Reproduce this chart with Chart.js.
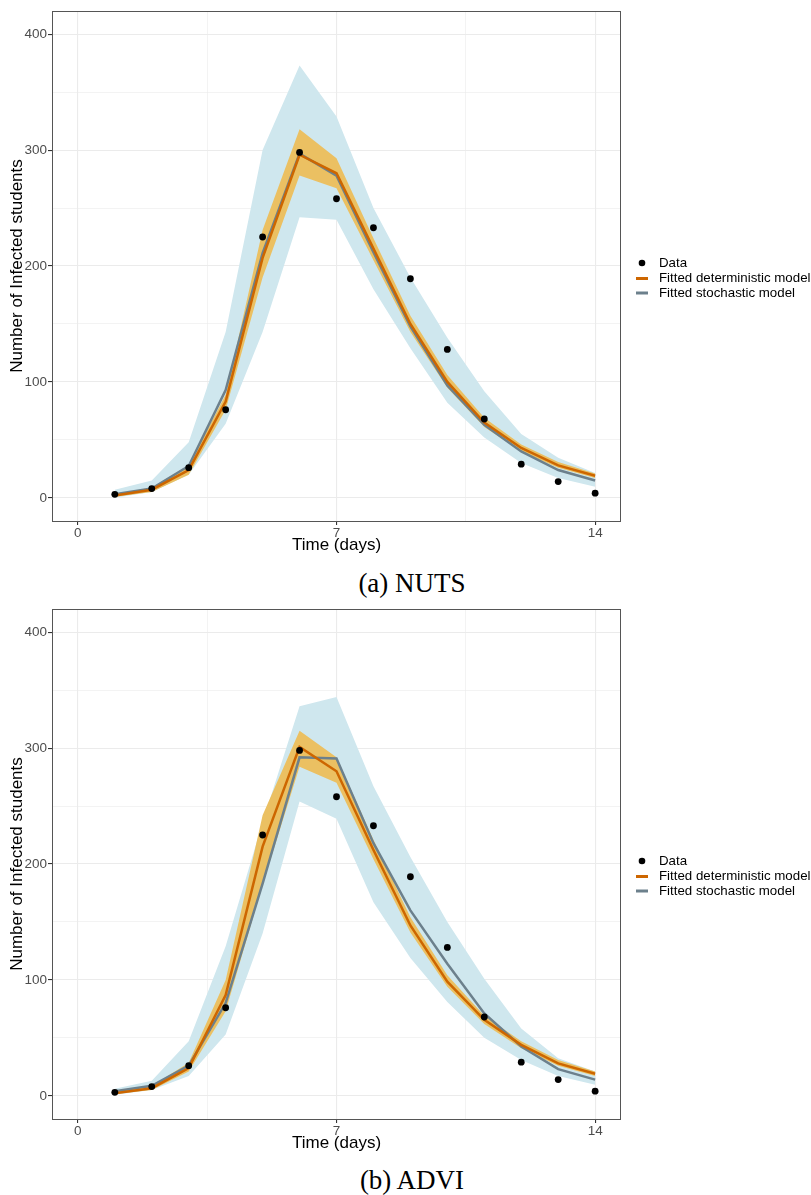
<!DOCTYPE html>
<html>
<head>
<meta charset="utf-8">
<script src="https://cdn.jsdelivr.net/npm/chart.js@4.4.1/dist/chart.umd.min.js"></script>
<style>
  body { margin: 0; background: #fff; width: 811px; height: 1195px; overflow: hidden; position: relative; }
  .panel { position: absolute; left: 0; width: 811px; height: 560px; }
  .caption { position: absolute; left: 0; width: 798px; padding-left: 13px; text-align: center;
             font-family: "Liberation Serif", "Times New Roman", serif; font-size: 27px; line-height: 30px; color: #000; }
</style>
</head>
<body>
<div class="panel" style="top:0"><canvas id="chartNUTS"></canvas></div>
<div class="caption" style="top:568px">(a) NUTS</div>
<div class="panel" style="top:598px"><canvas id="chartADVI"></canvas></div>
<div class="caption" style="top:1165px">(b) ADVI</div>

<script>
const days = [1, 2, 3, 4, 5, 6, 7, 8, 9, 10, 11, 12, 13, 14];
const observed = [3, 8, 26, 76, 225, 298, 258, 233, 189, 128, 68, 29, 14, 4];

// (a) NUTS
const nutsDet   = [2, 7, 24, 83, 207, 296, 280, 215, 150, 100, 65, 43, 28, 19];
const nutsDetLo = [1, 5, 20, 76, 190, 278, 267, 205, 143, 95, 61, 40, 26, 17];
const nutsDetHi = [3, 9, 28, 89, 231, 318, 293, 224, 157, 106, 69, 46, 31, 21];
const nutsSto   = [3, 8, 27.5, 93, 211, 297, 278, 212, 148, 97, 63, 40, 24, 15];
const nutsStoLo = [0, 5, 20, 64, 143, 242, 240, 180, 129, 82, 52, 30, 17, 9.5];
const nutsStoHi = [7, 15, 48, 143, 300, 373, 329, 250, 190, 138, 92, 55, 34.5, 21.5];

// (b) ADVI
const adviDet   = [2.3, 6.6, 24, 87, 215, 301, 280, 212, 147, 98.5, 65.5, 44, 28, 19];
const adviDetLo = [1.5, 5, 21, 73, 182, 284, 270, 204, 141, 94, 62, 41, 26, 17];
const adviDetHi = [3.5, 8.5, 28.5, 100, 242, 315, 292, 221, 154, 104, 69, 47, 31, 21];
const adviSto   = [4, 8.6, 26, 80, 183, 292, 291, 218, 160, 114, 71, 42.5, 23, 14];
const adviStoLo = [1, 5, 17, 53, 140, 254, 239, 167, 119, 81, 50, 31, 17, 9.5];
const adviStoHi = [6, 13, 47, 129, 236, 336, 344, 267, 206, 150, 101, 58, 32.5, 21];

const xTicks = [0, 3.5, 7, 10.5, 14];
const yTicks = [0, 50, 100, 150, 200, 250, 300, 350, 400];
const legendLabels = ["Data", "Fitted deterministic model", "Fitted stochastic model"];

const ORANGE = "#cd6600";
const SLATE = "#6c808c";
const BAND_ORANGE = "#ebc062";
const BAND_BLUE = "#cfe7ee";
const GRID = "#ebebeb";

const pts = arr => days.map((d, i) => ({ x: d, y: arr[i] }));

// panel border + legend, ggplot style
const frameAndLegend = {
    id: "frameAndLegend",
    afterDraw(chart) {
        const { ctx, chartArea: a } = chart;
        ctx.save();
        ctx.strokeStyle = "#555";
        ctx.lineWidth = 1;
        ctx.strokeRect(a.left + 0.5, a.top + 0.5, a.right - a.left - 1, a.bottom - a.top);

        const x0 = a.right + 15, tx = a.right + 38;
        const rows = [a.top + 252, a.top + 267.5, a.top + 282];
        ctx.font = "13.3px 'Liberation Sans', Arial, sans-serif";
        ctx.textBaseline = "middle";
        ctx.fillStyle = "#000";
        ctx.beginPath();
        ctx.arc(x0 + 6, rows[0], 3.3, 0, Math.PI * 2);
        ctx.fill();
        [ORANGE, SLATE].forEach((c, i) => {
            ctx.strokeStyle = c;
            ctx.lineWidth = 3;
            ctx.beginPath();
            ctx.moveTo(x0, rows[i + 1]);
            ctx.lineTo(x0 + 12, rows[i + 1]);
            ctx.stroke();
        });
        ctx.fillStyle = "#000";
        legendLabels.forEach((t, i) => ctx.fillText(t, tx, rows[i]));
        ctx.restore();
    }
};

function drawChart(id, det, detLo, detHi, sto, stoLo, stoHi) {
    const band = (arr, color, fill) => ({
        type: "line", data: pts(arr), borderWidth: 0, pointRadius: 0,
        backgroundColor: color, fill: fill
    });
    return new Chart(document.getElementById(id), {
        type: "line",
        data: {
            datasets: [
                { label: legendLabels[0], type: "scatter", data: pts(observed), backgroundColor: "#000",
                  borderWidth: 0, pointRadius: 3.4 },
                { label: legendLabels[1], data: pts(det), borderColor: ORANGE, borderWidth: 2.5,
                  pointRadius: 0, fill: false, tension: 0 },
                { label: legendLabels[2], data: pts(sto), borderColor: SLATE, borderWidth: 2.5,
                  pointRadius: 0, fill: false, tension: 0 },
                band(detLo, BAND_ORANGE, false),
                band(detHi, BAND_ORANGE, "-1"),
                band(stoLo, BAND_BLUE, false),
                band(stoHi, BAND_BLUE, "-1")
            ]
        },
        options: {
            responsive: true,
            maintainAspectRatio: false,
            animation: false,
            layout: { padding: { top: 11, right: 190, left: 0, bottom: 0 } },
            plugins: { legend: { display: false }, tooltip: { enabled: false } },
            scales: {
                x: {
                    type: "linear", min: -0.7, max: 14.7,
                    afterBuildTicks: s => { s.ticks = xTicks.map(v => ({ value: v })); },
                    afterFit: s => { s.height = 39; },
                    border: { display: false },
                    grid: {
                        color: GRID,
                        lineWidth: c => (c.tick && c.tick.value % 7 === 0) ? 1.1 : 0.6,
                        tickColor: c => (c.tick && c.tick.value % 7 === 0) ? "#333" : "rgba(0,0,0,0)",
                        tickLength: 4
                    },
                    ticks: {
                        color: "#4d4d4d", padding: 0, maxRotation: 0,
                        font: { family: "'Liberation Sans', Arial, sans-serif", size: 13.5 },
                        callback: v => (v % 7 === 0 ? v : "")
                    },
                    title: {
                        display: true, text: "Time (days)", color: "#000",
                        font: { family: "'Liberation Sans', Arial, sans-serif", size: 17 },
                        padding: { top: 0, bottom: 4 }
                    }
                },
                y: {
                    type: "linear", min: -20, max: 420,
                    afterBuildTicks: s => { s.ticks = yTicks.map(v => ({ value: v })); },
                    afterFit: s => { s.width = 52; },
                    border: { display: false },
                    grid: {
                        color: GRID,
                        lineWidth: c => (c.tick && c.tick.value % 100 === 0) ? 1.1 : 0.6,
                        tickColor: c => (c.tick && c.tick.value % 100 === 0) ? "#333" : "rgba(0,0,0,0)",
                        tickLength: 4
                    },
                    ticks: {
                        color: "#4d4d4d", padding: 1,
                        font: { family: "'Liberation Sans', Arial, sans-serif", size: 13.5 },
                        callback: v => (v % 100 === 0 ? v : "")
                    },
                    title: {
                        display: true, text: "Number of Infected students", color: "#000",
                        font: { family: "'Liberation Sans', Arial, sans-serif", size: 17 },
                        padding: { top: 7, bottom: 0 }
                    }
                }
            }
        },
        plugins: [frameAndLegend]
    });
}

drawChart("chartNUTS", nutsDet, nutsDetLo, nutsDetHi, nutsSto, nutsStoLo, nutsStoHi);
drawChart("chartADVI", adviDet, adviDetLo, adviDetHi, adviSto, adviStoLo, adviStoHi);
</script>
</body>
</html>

___

Keep the pictures out of the copy and return the rest of the data above exactly.

Reproduce this chart with Chart.js.
<!DOCTYPE html>
<html>
<head>
<meta charset="utf-8">
<script src="https://cdn.jsdelivr.net/npm/chart.js@4.4.1/dist/chart.umd.min.js"></script>
<style>
  body { margin: 0; background: #fff; width: 811px; height: 1195px; overflow: hidden; position: relative; }
  .panel { position: absolute; left: 0; width: 811px; height: 560px; }
  .caption { position: absolute; left: 0; width: 798px; padding-left: 13px; text-align: center;
             font-family: "Liberation Serif", "Times New Roman", serif; font-size: 27px; line-height: 30px; color: #000; }
</style>
</head>
<body>
<div class="panel" style="top:0"><canvas id="chartNUTS"></canvas></div>
<div class="caption" style="top:568px">(a) NUTS</div>
<div class="panel" style="top:598px"><canvas id="chartADVI"></canvas></div>
<div class="caption" style="top:1165px">(b) ADVI</div>

<script>
const days = [1, 2, 3, 4, 5, 6, 7, 8, 9, 10, 11, 12, 13, 14];
const observed = [3, 8, 26, 76, 225, 298, 258, 233, 189, 128, 68, 29, 14, 4];

// (a) NUTS
const nutsDet   = [2, 7, 24, 83, 207, 296, 280, 215, 150, 100, 65, 43, 28, 19];
const nutsDetLo = [1, 5, 20, 76, 190, 278, 267, 205, 143, 95, 61, 40, 26, 17];
const nutsDetHi = [3, 9, 28, 89, 231, 318, 293, 224, 157, 106, 69, 46, 31, 21];
const nutsSto   = [3, 8, 27.5, 93, 211, 297, 278, 212, 148, 97, 63, 40, 24, 15];
const nutsStoLo = [0, 5, 20, 64, 143, 242, 240, 180, 129, 82, 52, 30, 17, 9.5];
const nutsStoHi = [7, 15, 48, 143, 300, 373, 329, 250, 190, 138, 92, 55, 34.5, 21.5];

// (b) ADVI
const adviDet   = [2.3, 6.6, 24, 87, 215, 301, 280, 212, 147, 98.5, 65.5, 44, 28, 19];
const adviDetLo = [1.5, 5, 21, 73, 182, 284, 270, 204, 141, 94, 62, 41, 26, 17];
const adviDetHi = [3.5, 8.5, 28.5, 100, 242, 315, 292, 221, 154, 104, 69, 47, 31, 21];
const adviSto   = [4, 8.6, 26, 80, 183, 292, 291, 218, 160, 114, 71, 42.5, 23, 14];
const adviStoLo = [1, 5, 17, 53, 140, 254, 239, 167, 119, 81, 50, 31, 17, 9.5];
const adviStoHi = [6, 13, 47, 129, 236, 336, 344, 267, 206, 150, 101, 58, 32.5, 21];

const xTicks = [0, 3.5, 7, 10.5, 14];
const yTicks = [0, 50, 100, 150, 200, 250, 300, 350, 400];
const legendLabels = ["Data", "Fitted deterministic model", "Fitted stochastic model"];

const ORANGE = "#cd6600";
const SLATE = "#6c808c";
const BAND_ORANGE = "#ebc062";
const BAND_BLUE = "#cfe7ee";
const GRID = "#ebebeb";

const pts = arr => days.map((d, i) => ({ x: d, y: arr[i] }));

// panel border + legend, ggplot style
const frameAndLegend = {
    id: "frameAndLegend",
    afterDraw(chart) {
        const { ctx, chartArea: a } = chart;
        ctx.save();
        ctx.strokeStyle = "#555";
        ctx.lineWidth = 1;
        ctx.strokeRect(a.left + 0.5, a.top + 0.5, a.right - a.left - 1, a.bottom - a.top);

        const x0 = a.right + 15, tx = a.right + 38;
        const rows = [a.top + 252, a.top + 267.5, a.top + 282];
        ctx.font = "13.3px 'Liberation Sans', Arial, sans-serif";
        ctx.textBaseline = "middle";
        ctx.fillStyle = "#000";
        ctx.beginPath();
        ctx.arc(x0 + 6, rows[0], 3.3, 0, Math.PI * 2);
        ctx.fill();
        [ORANGE, SLATE].forEach((c, i) => {
            ctx.strokeStyle = c;
            ctx.lineWidth = 3;
            ctx.beginPath();
            ctx.moveTo(x0, rows[i + 1]);
            ctx.lineTo(x0 + 12, rows[i + 1]);
            ctx.stroke();
        });
        ctx.fillStyle = "#000";
        legendLabels.forEach((t, i) => ctx.fillText(t, tx, rows[i]));
        ctx.restore();
    }
};

function drawChart(id, det, detLo, detHi, sto, stoLo, stoHi) {
    const band = (arr, color, fill) => ({
        type: "line", data: pts(arr), borderWidth: 0, pointRadius: 0,
        backgroundColor: color, fill: fill
    });
    return new Chart(document.getElementById(id), {
        type: "line",
        data: {
            datasets: [
                { label: legendLabels[0], type: "scatter", data: pts(observed), backgroundColor: "#000",
                  borderWidth: 0, pointRadius: 3.4 },
                { label: legendLabels[1], data: pts(det), borderColor: ORANGE, borderWidth: 2.5,
                  pointRadius: 0, fill: false, tension: 0 },
                { label: legendLabels[2], data: pts(sto), borderColor: SLATE, borderWidth: 2.5,
                  pointRadius: 0, fill: false, tension: 0 },
                band(detLo, BAND_ORANGE, false),
                band(detHi, BAND_ORANGE, "-1"),
                band(stoLo, BAND_BLUE, false),
                band(stoHi, BAND_BLUE, "-1")
            ]
        },
        options: {
            responsive: true,
            maintainAspectRatio: false,
            animation: false,
            layout: { padding: { top: 11, right: 190, left: 0, bottom: 0 } },
            plugins: { legend: { display: false }, tooltip: { enabled: false } },
            scales: {
                x: {
                    type: "linear", min: -0.7, max: 14.7,
                    afterBuildTicks: s => { s.ticks = xTicks.map(v => ({ value: v })); },
                    afterFit: s => { s.height = 39; },
                    border: { display: false },
                    grid: {
                        color: GRID,
                        lineWidth: c => (c.tick && c.tick.value % 7 === 0) ? 1.1 : 0.6,
                        tickColor: c => (c.tick && c.tick.value % 7 === 0) ? "#333" : "rgba(0,0,0,0)",
                        tickLength: 4
                    },
                    ticks: {
                        color: "#4d4d4d", padding: 0, maxRotation: 0,
                        font: { family: "'Liberation Sans', Arial, sans-serif", size: 13.5 },
                        callback: v => (v % 7 === 0 ? v : "")
                    },
                    title: {
                        display: true, text: "Time (days)", color: "#000",
                        font: { family: "'Liberation Sans', Arial, sans-serif", size: 17 },
                        padding: { top: 0, bottom: 4 }
                    }
                },
                y: {
                    type: "linear", min: -20, max: 420,
                    afterBuildTicks: s => { s.ticks = yTicks.map(v => ({ value: v })); },
                    afterFit: s => { s.width = 52; },
                    border: { display: false },
                    grid: {
                        color: GRID,
                        lineWidth: c => (c.tick && c.tick.value % 100 === 0) ? 1.1 : 0.6,
                        tickColor: c => (c.tick && c.tick.value % 100 === 0) ? "#333" : "rgba(0,0,0,0)",
                        tickLength: 4
                    },
                    ticks: {
                        color: "#4d4d4d", padding: 1,
                        font: { family: "'Liberation Sans', Arial, sans-serif", size: 13.5 },
                        callback: v => (v % 100 === 0 ? v : "")
                    },
                    title: {
                        display: true, text: "Number of Infected students", color: "#000",
                        font: { family: "'Liberation Sans', Arial, sans-serif", size: 17 },
                        padding: { top: 7, bottom: 0 }
                    }
                }
            }
        },
        plugins: [frameAndLegend]
    });
}

drawChart("chartNUTS", nutsDet, nutsDetLo, nutsDetHi, nutsSto, nutsStoLo, nutsStoHi);
drawChart("chartADVI", adviDet, adviDetLo, adviDetHi, adviSto, adviStoLo, adviStoHi);
</script>
</body>
</html>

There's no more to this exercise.